Here’s the full readout: https://t.co/IIT56b2ZLc https://t.co/mrssMdhE7W
— The Leadership Conference (@civilrightsorg) July 8, 2021
“Depending on how federal agency staff and the partisan nonprofits handle the clients of these federal agencies, they could violate the Hatch Act if they are engaging in partisan statements, persuasion, intimidation, or coercion of these clients,” Hans von Spakovsky, senior legal fellow and manager of the Election Law Reform Initiative at the Heritage Foundation, told the DCNF. “This is particularly true of vulnerable members of the public who are applying for benefits at different agencies and are given the impression that if they don’t register, or don’t vote, or don’t support the political party controlling the White House and all of these federal agencies, that they won’t receive their government benefits.
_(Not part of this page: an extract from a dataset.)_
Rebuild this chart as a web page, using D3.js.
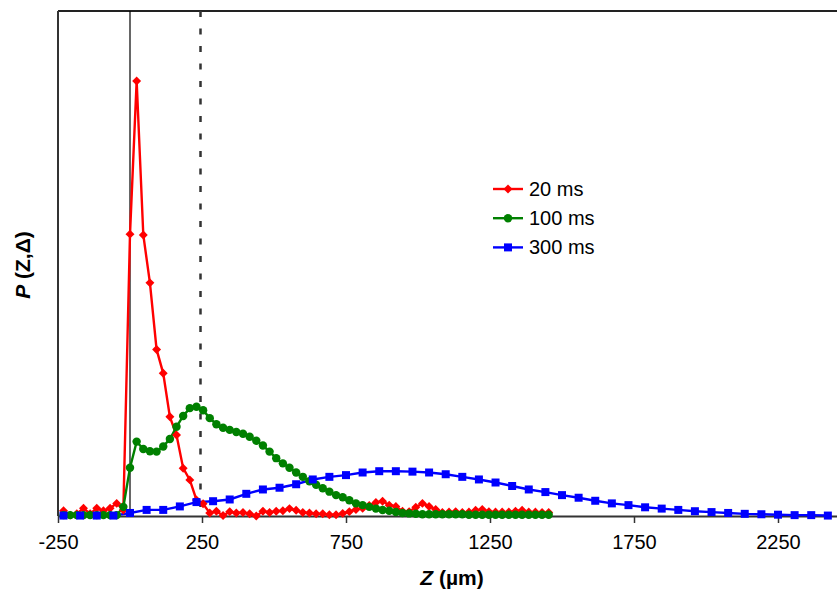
<!DOCTYPE html>
<html>
<head>
<meta charset="utf-8">
<script src="https://cdn.jsdelivr.net/npm/d3@7/dist/d3.min.js"></script>
<style>
    body { margin: 0; background: #fff; }
    #chart-area svg { display: block; overflow: hidden; font-family: "Liberation Sans", Arial, sans-serif; }
    .axis path, .axis line { stroke: #333; }
    .axis text { font-size: 20px; fill: #000; }
    .axis-title { font-size: 21px; font-weight: bold; }
    .legend-label { font-size: 20px; }
</style>
</head>
<body>
<div id="chart-area"></div>
<script>

// Z positions (µm) shared by the 20 ms and 100 ms profiles
var zFine = [-230.8, -207.7, -184.6, -161.5, -138.5, -115.4, -92.3, -69.2, -46.2, -23.1,
    0, 23.1, 46.2, 69.2, 92.3, 115.4, 138.5, 161.5, 184.6, 207.7,
    230.8, 253.8, 276.9, 300, 323.1, 346.2, 369.2, 392.3, 415.4, 438.5,
    461.5, 484.6, 507.7, 530.8, 553.8, 576.9, 600, 623.1, 646.2, 669.2,
    692.3, 715.4, 738.5, 761.5, 784.6, 807.7, 830.8, 853.8, 876.9, 900,
    923.1, 946.2, 969.2, 992.3, 1015.4, 1038.5, 1061.5, 1084.6, 1107.7, 1130.8,
    1153.8, 1176.9, 1200, 1223.1, 1246.2, 1269.2, 1292.3, 1315.4, 1338.5, 1361.5,
    1384.6, 1407.7, 1430.8, 1453.8];

var p20ms = [0.012, 0.002, 0.005, 0.018, 0.005, 0.018, 0.012, 0.018, 0.029, 0.014,
    0.648, 1.000, 0.646, 0.536, 0.383, 0.328, 0.228, 0.186, 0.110, 0.083,
    0.037, 0.028, 0.007, 0.011, 0.001, 0.010, 0.007, 0.008, 0.005, 0.000,
    0.011, 0.008, 0.011, 0.012, 0.017, 0.013, 0.008, 0.007, 0.005, 0.005,
    0.003, 0.003, 0.006, 0.010, 0.015, 0.018, 0.024, 0.031, 0.034, 0.025,
    0.022, 0.011, 0.010, 0.020, 0.029, 0.022, 0.015, 0.008, 0.009, 0.010,
    0.008, 0.009, 0.013, 0.015, 0.010, 0.009, 0.009, 0.009, 0.011, 0.013,
    0.009, 0.009, 0.008, 0.008];

var p100ms = [0.002, 0.002, 0.002, 0.002, 0.002, 0.002, 0.002, 0.002, 0.002, 0.021,
    0.111, 0.171, 0.154, 0.149, 0.148, 0.160, 0.177, 0.205, 0.230, 0.248,
    0.251, 0.243, 0.225, 0.211, 0.203, 0.198, 0.193, 0.189, 0.182, 0.173,
    0.162, 0.148, 0.133, 0.121, 0.111, 0.100, 0.090, 0.080, 0.072, 0.064,
    0.056, 0.048, 0.043, 0.036, 0.029, 0.025, 0.021, 0.017, 0.014, 0.012,
    0.009, 0.007, 0.006, 0.005, 0.004, 0.004, 0.004, 0.004, 0.004, 0.004,
    0.004, 0.003, 0.003, 0.003, 0.003, 0.003, 0.003, 0.003, 0.003, 0.003,
    0.003, 0.003, 0.003, 0.003];

// Z positions (µm) of the 300 ms profile
var zCoarse = [-230.8, -173.1, -115.4, -57.7, 0, 57.7, 115.4, 173.1, 230.8, 288.5,
    346.2, 403.8, 461.5, 519.2, 576.9, 634.6, 692.3, 750, 807.7, 865.4,
    923.1, 980.8, 1038.5, 1096.2, 1153.8, 1211.5, 1269.2, 1326.9, 1384.6, 1442.3,
    1500, 1557.7, 1615.4, 1673.1, 1730.8, 1788.5, 1846.2, 1903.8, 1961.5, 2019.2,
    2076.9, 2134.6, 2192.3, 2250, 2307.7, 2365.4, 2423.1];

var p300ms = [0.001, 0.001, 0.001, 0.001, 0.007, 0.014, 0.014, 0.022, 0.032, 0.034,
    0.038, 0.051, 0.061, 0.065, 0.073, 0.084, 0.090, 0.094, 0.100, 0.103,
    0.103, 0.102, 0.100, 0.096, 0.090, 0.084, 0.077, 0.069, 0.061, 0.055,
    0.048, 0.042, 0.035, 0.029, 0.025, 0.020, 0.017, 0.014, 0.011, 0.009,
    0.007, 0.005, 0.004, 0.003, 0.002, 0.002, 0.001];

var seriesNames = ["20 ms", "100 ms", "300 ms"];
var seriesColors = ["#ff0000", "#008000", "#0000ff"];

// square diamond like the spreadsheet marker (d3's own is elongated)
var symbolRhomb = {
    draw: function(context, size) {
        var r = Math.sqrt(size / 2);
        context.moveTo(0, -r);
        context.lineTo(r, 0);
        context.lineTo(0, r);
        context.lineTo(-r, 0);
        context.closePath();
    }
};
var seriesSymbols = [symbolRhomb, d3.symbolCircle, d3.symbolSquare];
var symbolSizes = [40, 56, 64];

var xTicks = [-250, 250, 750, 1250, 1750, 2250];
var xDomain = [-250, 2750];
var yDomain = [0, 1.161];
var markerLines = [0, 250];   // solid at Z = 0, dashed at Z = 250


ProfileVis = function(_parentElement) {
    this.parentElement = _parentElement;
    this.displayData = [];
    this.initVis();
};

ProfileVis.prototype.initVis = function() {
    var vis = this;
    vis.margin = {top: 11, right: 0, bottom: 73, left: 58};

    vis.width = 837 - vis.margin.left - vis.margin.right;
    vis.height = 589 - vis.margin.top - vis.margin.bottom;

    vis.svg = d3.select("#" + vis.parentElement).append("svg")
        .attr("width", 837)
        .attr("height", 589)
        .append("g")
        .attr("transform", "translate(" + vis.margin.left + "," + vis.margin.top + ")");

    // one major unit (500 µm) = 144 px, so the plot runs past the window edge
    vis.xScale = d3.scaleLinear()
        .domain(xDomain)
        .range([0, 864]);

    vis.yScale = d3.scaleLinear()
        .domain(yDomain)
        .range([vis.height, 0]);

    vis.xAxis = d3.axisBottom()
        .scale(vis.xScale)
        .tickValues(xTicks)
        .tickSize(7)
        .tickSizeOuter(0)
        .tickPadding(12)
        .tickFormat(function(d) { return String(d); });

    // frame: top border and left axis
    vis.svg.append("line")
        .attr("x1", 0).attr("x2", 864)
        .attr("y1", 0).attr("y2", 0)
        .attr("stroke", "#222").attr("stroke-width", 2);

    vis.svg.append("line")
        .attr("x1", 0).attr("x2", 0)
        .attr("y1", 0).attr("y2", vis.height)
        .attr("stroke", "#333").attr("stroke-width", 2);

    // reference lines
    vis.svg.append("line")
        .attr("class", "origin-line")
        .attr("x1", vis.xScale(markerLines[0])).attr("x2", vis.xScale(markerLines[0]))
        .attr("y1", 0).attr("y2", vis.height)
        .attr("stroke", "#000").attr("stroke-width", 1.2);

    vis.svg.append("line")
        .attr("class", "edge-line")
        .attr("x1", vis.xScale(markerLines[1]) - 1.5).attr("x2", vis.xScale(markerLines[1]) - 1.5)
        .attr("y1", 0).attr("y2", vis.height)
        .attr("stroke", "#333").attr("stroke-width", 2.5)
        .attr("stroke-dasharray", "6,11.5");

    vis.svg.append("g")
        .attr("class", "x-axis axis")
        .attr("transform", "translate(0," + vis.height + ")")
        .call(vis.xAxis);

    vis.svg.selectAll(".x-axis path").attr("stroke-width", 2);
    vis.svg.selectAll(".x-axis line").attr("stroke-width", 1.5);

    vis.line = d3.line()
        .x(function(d) { return vis.xScale(d.z); })
        .y(function(d) { return vis.yScale(d.p); })
        .curve(d3.curveLinear);

    // axis titles
    var xTitle = vis.svg.append("text")
        .attr("class", "axis-title")
        .attr("x", 394)
        .attr("y", vis.height + 69)
        .attr("text-anchor", "middle");
    xTitle.append("tspan").attr("font-style", "italic").text("Z");
    xTitle.append("tspan").text(" (µm)");

    var yTitle = vis.svg.append("text")
        .attr("class", "axis-title")
        .attr("transform", "translate(-28," + (265 - vis.margin.top) + "), rotate(-90)")
        .attr("text-anchor", "middle");
    yTitle.append("tspan").attr("font-style", "italic").text("P");
    yTitle.append("tspan").text(" (Z,Δ)");

    vis.wrangleData();
};

ProfileVis.prototype.wrangleData = function() {
    var vis = this;

    var zs = [zFine, zFine, zCoarse];
    var ps = [p20ms, p100ms, p300ms];

    vis.displayData = seriesNames.map(function(name, i) {
        return {
            key: name,
            color: seriesColors[i],
            symbol: d3.symbol().type(seriesSymbols[i]).size(symbolSizes[i]),
            values: zs[i].map(function(z, j) { return {z: z, p: ps[i][j]}; })
        };
    });

    vis.updateVis();
};

ProfileVis.prototype.updateVis = function() {
    var vis = this;

    // all lines first, then the markers on top
    vis.svg.selectAll(".chart-line")
        .data(vis.displayData)
        .enter().append("path")
        .attr("class", "chart-line")
        .attr("fill", "none")
        .attr("stroke", function(d) { return d.color; })
        .attr("stroke-width", 2.4)
        .attr("d", function(d) { return vis.line(d.values); });

    var markerGroups = vis.svg.selectAll(".marker-group")
        .data(vis.displayData)
        .enter().append("g")
        .attr("class", "marker-group");

    markerGroups.selectAll("path")
        .data(function(d) {
            return d.values.map(function(v) { return {z: v.z, p: v.p, s: d}; });
        })
        .enter().append("path")
        .attr("transform", function(d) {
            return "translate(" + vis.xScale(d.z) + "," + vis.yScale(d.p) + ")";
        })
        .attr("d", function(d) { return d.s.symbol(); })
        .attr("fill", function(d) { return d.s.color; });

    // legend
    var legend = vis.svg.selectAll(".legend-item")
        .data(vis.displayData)
        .enter().append("g")
        .attr("class", "legend-item")
        .attr("transform", function(d, i) {
            return "translate(" + (493 - vis.margin.left) + "," + (189 + i * 29.2 - vis.margin.top) + ")";
        });

    legend.append("line")
        .attr("x1", 0).attr("x2", 30)
        .attr("stroke", function(d) { return d.color; })
        .attr("stroke-width", 2.4);

    legend.append("path")
        .attr("transform", "translate(15,0)")
        .attr("d", function(d) { return d.symbol(); })
        .attr("fill", function(d) { return d.color; });

    legend.append("text")
        .attr("class", "legend-label")
        .attr("x", 36)
        .attr("y", 7)
        .text(function(d) { return d.key; });
};

new ProfileVis("chart-area");

</script>
</body>
</html>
But von Spakovsky is certain the order violates another law: the Anti-Deficiency Act, which “makes it a violation of the law for any federal employee to make any expenditure for anything that has not been appropriated for by Congress.”
“In other words, unless Congress authorized and appropriated funds for federal employees to engage in voter registration activities, they are violating the law,” he said.
Separately, twenty-seven state legislatures in Pennsylvania sued to block Biden’s order, along with actions by Democratic Governor Josh Shapiro and Secretary of the Commonwealth Al Schmidt, which they argue “violate the Electors Clause and Elections Clause by usurping the rights of the state legislators by changing Pennsylvania election laws via Executive Orders, edicts, and directives without the state legislators’ participation.”
“No aspect of Pennsylvania’s voter registration regime permits the President or the Executive Branch of the federal government—with the sole exception of voter registration efforts in military recruiting offices—to participate in or engage with voter registration in the Commonwealth of Pennsylvania,” the lawsuit states.
Perry Martin explained that the legislators are “relying on the independent state legislature theory to argue that, among other things, the Elections Clause vests the power to dictate the time, place, and manner of elections to the state legislature.”
“Although that theory was partially rejected by the Supreme Court last year in Moore v. Harper, this case approaches the issue a little differently,” she said. “For one, Harper dealt with redistricting plans, not details of the election process, which would seem to fit more neatly into the state legislators’ Elections Clause duties.”
A pending petition before the Supreme Court asks the justices to rule on whether the individual legislators have standing to bring the lawsuit. The district court dismissed their case based on standing in March.
“Pennsylvania’s voter registration laws, enacted by the constitutionally designated lawmakers, are the first line of defense in protecting the election system,” Jessica Hart Steinmann, general counsel at the America First Policy Institute and former senior Department of Justice official in the Trump administration, said in a statement. “Executive officials have no authority to change the laws and may only enforce existing laws.”
The White House did not respond to a request for comment.